*TASK GOAL:* Only the pictures are omitted; repeat all other data exactly.

*RAW DATA:*
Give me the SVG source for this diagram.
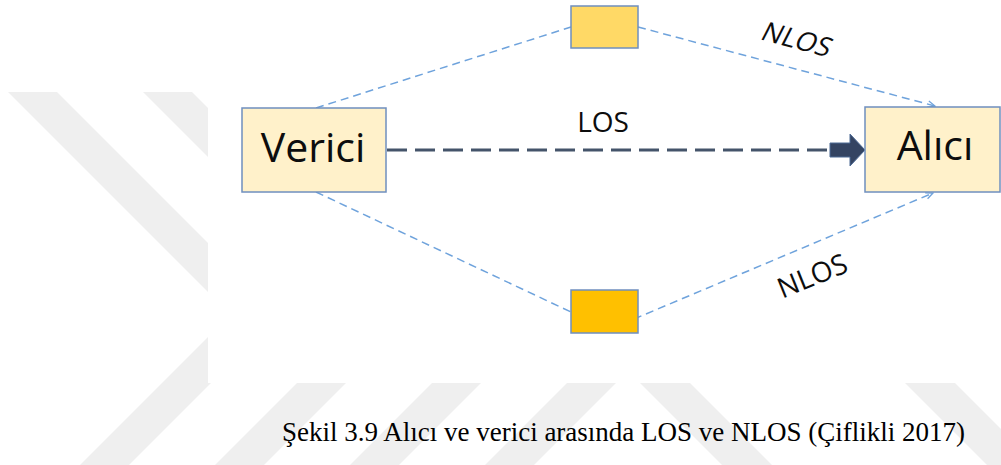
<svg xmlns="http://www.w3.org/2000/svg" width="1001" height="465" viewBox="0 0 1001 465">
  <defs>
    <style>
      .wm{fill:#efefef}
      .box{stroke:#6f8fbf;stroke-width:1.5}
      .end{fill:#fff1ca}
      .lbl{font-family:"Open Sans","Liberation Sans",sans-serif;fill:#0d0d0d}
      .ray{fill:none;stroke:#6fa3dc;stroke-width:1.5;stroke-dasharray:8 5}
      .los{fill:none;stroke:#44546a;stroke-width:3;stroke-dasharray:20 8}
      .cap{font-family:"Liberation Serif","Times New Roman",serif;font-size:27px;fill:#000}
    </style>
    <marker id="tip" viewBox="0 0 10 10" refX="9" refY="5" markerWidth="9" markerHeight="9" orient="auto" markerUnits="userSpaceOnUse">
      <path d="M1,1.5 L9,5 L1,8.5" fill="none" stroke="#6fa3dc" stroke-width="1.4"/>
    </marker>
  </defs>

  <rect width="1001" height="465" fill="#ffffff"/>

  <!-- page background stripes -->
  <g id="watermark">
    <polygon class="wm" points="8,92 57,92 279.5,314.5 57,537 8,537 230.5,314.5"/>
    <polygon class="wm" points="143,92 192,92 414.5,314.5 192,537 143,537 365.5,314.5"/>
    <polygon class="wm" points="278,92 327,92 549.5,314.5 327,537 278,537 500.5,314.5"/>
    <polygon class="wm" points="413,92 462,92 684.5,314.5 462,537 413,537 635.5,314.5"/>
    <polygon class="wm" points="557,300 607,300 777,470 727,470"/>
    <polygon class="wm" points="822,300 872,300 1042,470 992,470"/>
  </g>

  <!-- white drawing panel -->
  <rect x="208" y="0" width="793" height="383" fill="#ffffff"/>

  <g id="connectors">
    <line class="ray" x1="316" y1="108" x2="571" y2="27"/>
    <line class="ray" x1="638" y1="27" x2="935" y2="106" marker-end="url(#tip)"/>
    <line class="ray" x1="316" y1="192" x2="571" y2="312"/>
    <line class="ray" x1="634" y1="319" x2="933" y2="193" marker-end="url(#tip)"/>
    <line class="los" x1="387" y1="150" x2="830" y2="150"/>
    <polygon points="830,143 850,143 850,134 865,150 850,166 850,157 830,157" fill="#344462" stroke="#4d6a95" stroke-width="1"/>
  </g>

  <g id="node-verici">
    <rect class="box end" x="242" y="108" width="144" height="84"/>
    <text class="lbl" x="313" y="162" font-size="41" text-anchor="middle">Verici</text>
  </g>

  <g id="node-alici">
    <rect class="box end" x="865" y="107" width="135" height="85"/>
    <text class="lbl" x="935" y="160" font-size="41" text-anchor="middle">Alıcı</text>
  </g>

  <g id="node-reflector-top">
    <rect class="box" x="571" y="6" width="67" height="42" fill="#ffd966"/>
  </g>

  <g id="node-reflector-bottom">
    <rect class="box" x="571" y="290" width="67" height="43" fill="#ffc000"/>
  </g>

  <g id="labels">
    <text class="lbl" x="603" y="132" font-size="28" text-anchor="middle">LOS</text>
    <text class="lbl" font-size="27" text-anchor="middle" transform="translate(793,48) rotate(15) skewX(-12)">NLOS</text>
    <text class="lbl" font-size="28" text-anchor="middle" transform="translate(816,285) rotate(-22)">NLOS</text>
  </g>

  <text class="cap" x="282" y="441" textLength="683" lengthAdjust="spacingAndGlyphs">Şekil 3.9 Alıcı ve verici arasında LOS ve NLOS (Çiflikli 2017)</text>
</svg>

*COMPLETE OUTPUT:*
Give me the SVG source for this diagram.
<svg xmlns="http://www.w3.org/2000/svg" width="1001" height="465" viewBox="0 0 1001 465">
  <defs>
    <style>
      .wm{fill:#efefef}
      .box{stroke:#6f8fbf;stroke-width:1.5}
      .end{fill:#fff1ca}
      .lbl{font-family:"Open Sans","Liberation Sans",sans-serif;fill:#0d0d0d}
      .ray{fill:none;stroke:#6fa3dc;stroke-width:1.5;stroke-dasharray:8 5}
      .los{fill:none;stroke:#44546a;stroke-width:3;stroke-dasharray:20 8}
      .cap{font-family:"Liberation Serif","Times New Roman",serif;font-size:27px;fill:#000}
    </style>
    <marker id="tip" viewBox="0 0 10 10" refX="9" refY="5" markerWidth="9" markerHeight="9" orient="auto" markerUnits="userSpaceOnUse">
      <path d="M1,1.5 L9,5 L1,8.5" fill="none" stroke="#6fa3dc" stroke-width="1.4"/>
    </marker>
  </defs>

  <rect width="1001" height="465" fill="#ffffff"/>

  <!-- page background stripes -->
  <g id="watermark">
    <polygon class="wm" points="8,92 57,92 279.5,314.5 57,537 8,537 230.5,314.5"/>
    <polygon class="wm" points="143,92 192,92 414.5,314.5 192,537 143,537 365.5,314.5"/>
    <polygon class="wm" points="278,92 327,92 549.5,314.5 327,537 278,537 500.5,314.5"/>
    <polygon class="wm" points="413,92 462,92 684.5,314.5 462,537 413,537 635.5,314.5"/>
    <polygon class="wm" points="557,300 607,300 777,470 727,470"/>
    <polygon class="wm" points="822,300 872,300 1042,470 992,470"/>
  </g>

  <!-- white drawing panel -->
  <rect x="208" y="0" width="793" height="383" fill="#ffffff"/>

  <g id="connectors">
    <line class="ray" x1="316" y1="108" x2="571" y2="27"/>
    <line class="ray" x1="638" y1="27" x2="935" y2="106" marker-end="url(#tip)"/>
    <line class="ray" x1="316" y1="192" x2="571" y2="312"/>
    <line class="ray" x1="634" y1="319" x2="933" y2="193" marker-end="url(#tip)"/>
    <line class="los" x1="387" y1="150" x2="830" y2="150"/>
    <polygon points="830,143 850,143 850,134 865,150 850,166 850,157 830,157" fill="#344462" stroke="#4d6a95" stroke-width="1"/>
  </g>

  <g id="node-verici">
    <rect class="box end" x="242" y="108" width="144" height="84"/>
    <text class="lbl" x="313" y="162" font-size="41" text-anchor="middle">Verici</text>
  </g>

  <g id="node-alici">
    <rect class="box end" x="865" y="107" width="135" height="85"/>
    <text class="lbl" x="935" y="160" font-size="41" text-anchor="middle">Alıcı</text>
  </g>

  <g id="node-reflector-top">
    <rect class="box" x="571" y="6" width="67" height="42" fill="#ffd966"/>
  </g>

  <g id="node-reflector-bottom">
    <rect class="box" x="571" y="290" width="67" height="43" fill="#ffc000"/>
  </g>

  <g id="labels">
    <text class="lbl" x="603" y="132" font-size="28" text-anchor="middle">LOS</text>
    <text class="lbl" font-size="27" text-anchor="middle" transform="translate(793,48) rotate(15) skewX(-12)">NLOS</text>
    <text class="lbl" font-size="28" text-anchor="middle" transform="translate(816,285) rotate(-22)">NLOS</text>
  </g>

  <text class="cap" x="282" y="441" textLength="683" lengthAdjust="spacingAndGlyphs">Şekil 3.9 Alıcı ve verici arasında LOS ve NLOS (Çiflikli 2017)</text>
</svg>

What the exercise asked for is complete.